AMD A10 5800K review -
Turbo core and North bridge
Turbo Core 3.0
A feature that started at AMD's Phenom II Hexacore processors is of course AMD Turbo Core. Llano got it, and now Trinity APUs will get AMD Turbo Core enabled as well and that means that the processor can throttle the clock frequency of the CPU cores independently above the base clock frequency for a short period of time. We are now at revision 3.0 of this implementation.
The APU constantly measures factors like threaded workload, power limitations, voltages and heat levels for both the CPU and GPU. Based on algorithms, the clock frequency of the CPU cores will change. If you are using Photoshop and apply a filter, then for a short burst the Turbo Core mode will kick in and accelerate the CPU cores' clock frequency a little higher. Should you use the GPU in Photoshop (creates more load/heat) then that Turbo mode forfeits and makes sure the processor cores remain at their reference clock frequency.
The A10-5800K APU for example has a base clock of 3800 MHz but it can Turbo towards 4200 MHz. Revision 3.0 of the Turbo has been implemented to be as efficient as can be, the CPU and GPU will switch really clever in-between themselves. If you need a little more CPU power, then the GPU will get a little less. The second the GPU needs a little more juice, the CPU can clock down a notch.

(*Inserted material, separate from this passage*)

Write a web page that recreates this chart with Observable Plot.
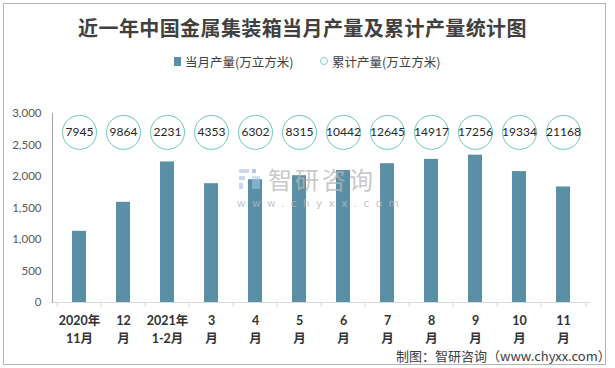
<!DOCTYPE html>
<html><head><meta charset="utf-8">
<script src="https://cdn.jsdelivr.net/npm/d3@7"></script>
<script src="https://cdn.jsdelivr.net/npm/@observablehq/plot@0.6"></script>
<style>
body{margin:0;background:#fff;}
#wrap{position:relative;width:615px;height:368px;overflow:hidden;background:#fff;font-family:"Noto Sans CJK SC",sans-serif;}
#chart{position:absolute;left:0;top:0;}
#border{position:absolute;left:3px;top:3px;width:603px;height:362px;border:1px solid #b4b4b4;box-sizing:border-box;pointer-events:none;}
#title{position:absolute;left:0;top:13px;width:605px;text-align:center;font-size:20px;font-weight:bold;color:#404040;letter-spacing:0.4px;}
#legend{position:absolute;left:0;top:52px;width:615px;font-size:12.5px;color:#404040;}
.li{position:absolute;top:0;white-space:nowrap;}
.sq{position:absolute;width:7px;height:9px;background:#5b8fa6;top:5px;}
.ci{position:absolute;width:6px;height:6px;border:1.3px solid #7fd0c8;border-radius:50%;top:5px;}
#wm1{position:absolute;left:268px;top:167px;font-size:24px;line-height:24px;color:#b8b8b8;opacity:0.75;letter-spacing:3px;}
#wm2{position:absolute;left:237px;top:198px;font-size:10.5px;line-height:11px;color:#b8b8b8;opacity:0.8;letter-spacing:6.4px;font-family:"DejaVu Sans",sans-serif;}
#logo{position:absolute;left:238px;top:167px;width:24px;height:24px;opacity:0.55;}
#footer{position:absolute;left:396px;top:346px;font-size:13px;color:#404040;white-space:nowrap;}
</style></head><body>
<div id="wrap">
 <div id="chart"></div>
 <div id="title">近一年中国金属集装箱当月产量及累计产量统计图</div>
 <div id="legend">
  <div class="sq" style="left:174px"></div><div class="li" style="left:185px">当月产量(万立方米)</div>
  <div class="ci" style="left:320px"></div><div class="li" style="left:332px">累计产量(万立方米)</div>
 </div>
 <svg id="logo" viewBox="0 0 24 24"><rect x="1" y="2" width="10" height="4" fill="#a9b8d8"/><rect x="1" y="9" width="6" height="4" fill="#a9b8d8"/><rect x="1" y="16" width="4" height="6" fill="#a9b8d8"/><rect x="14" y="2" width="4" height="4" fill="#6fa8d8"/><rect x="14" y="9" width="8" height="13" fill="#a9c8e8"/></svg>
 <div id="wm1">智研咨询</div>
 <div id="wm2">www.chyxx.com</div>
 <div id="footer">制图：智研咨询（www.chyxx.com）</div>
 <div id="border"></div>
</div>
<script>
const categories = ["2020年\n11月","12\n月","2021年\n1-2月","3\n月","4\n月","5\n月","6\n月","7\n月","8\n月","9\n月","10\n月","11\n月"];
const monthly = [1130, 1590, 2231, 1886, 1949, 2013, 2095, 2203, 2272, 2339, 2078, 1834];
const cumulative = [7945, 9864, 2231, 4353, 6302, 8315, 10442, 12645, 14917, 17256, 19334, 21168];
const yTicks = [0, 500, 1000, 1500, 2000, 2500, 3000];
const labelLevel = 2700;

const data = categories.map((c, i) => ({cat: c, monthly: monthly[i], cum: cumulative[i]}));
const step = (615 - 52 - 25) / categories.length;

const chart = Plot.plot({
  width: 615, height: 368,
  marginTop: 113, marginBottom: 66, marginLeft: 52, marginRight: 25,
  style: {fontFamily: "Lato, 'Noto Sans CJK SC', sans-serif", background: "transparent"},
  x: {domain: categories, paddingInner: 0.69, paddingOuter: 0.345, axis: null},
  y: {domain: [0, 3000], axis: null},
  marks: [
    Plot.ruleY([0], {stroke: "#d9d9d9", strokeWidth: 1}),
    Plot.ruleX(categories, {x: d => d, dx: -step / 2, insetTop: 189, insetBottom: -5, stroke: "#d9d9d9"}),
    Plot.ruleX(categories.slice(-1), {x: d => d, dx: step / 2, insetTop: 189, insetBottom: -5, stroke: "#d9d9d9"}),
    Plot.frame({anchor: "left", stroke: "#a6a6a6"}),
    Plot.axisY({ticks: yTicks, tickSize: 0, tickPadding: 11, tickFormat: d3.format(","), fontSize: 11.5, color: "#595959", label: null}),
    Plot.barY(data, {x: "cat", y: "monthly", fill: "#5b8fa6"}),
    Plot.text(data, {x: "cat", y: 0, text: "cat", dy: 10, lineAnchor: "top", lineHeight: 1.45, fontSize: 12.5, fontWeight: "bold", fill: "#333"}),
    Plot.dot(data, {x: "cat", y: () => labelLevel, r: 17, stroke: "#6cc7be", strokeWidth: 1, fill: "white"}),
    Plot.text(data, {x: "cat", y: () => labelLevel, text: d => String(d.cum), fontSize: 12, fill: "#262626"})
  ]
});
document.getElementById("chart").appendChild(chart);
</script>
</body></html>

We explained that the APU architecture has a lot more inside of it than just the CPU and GPU, there's core logic for the UVD engine but also high-level Northbridge functionality including a PCI-Express 2.0 controller and a dual-channel DDR3 memory controller.
That memory controller is again based on the Bulldozer architecture but optimized to support higher frequency memory. This was needed to give the GPU harbored inside the A10 APU as much memory bandwidth as possible.
So, straight out of the box higher memory DDR3 frequencies are supported. The Trinity dual-channel memory controller as such supports DDR3 memory up-to 1866 MHz. Hey, for graphics the generic rule is simple; the faster the frame buffer memory the better.
Integrated into Llano's Northbridge is also a PCI-Express 2.0 controller that comes with 24 available lanes. You can use 16 for a dedicated graphics card.
Four PCI-Express lanes will be used connecting to the FCH chipset, the data that has to be sent back and forth between the Trinity APU and the FCH (SouthBridge Fusion Controller Hub) uses a so-called UMI link which is basically a fourth PCI Express x4 interface that provides 2GB/s worth of bandwidth in each direction.
The residual four links can be used for extra controllers like audio, Ethernet or USB 3.0.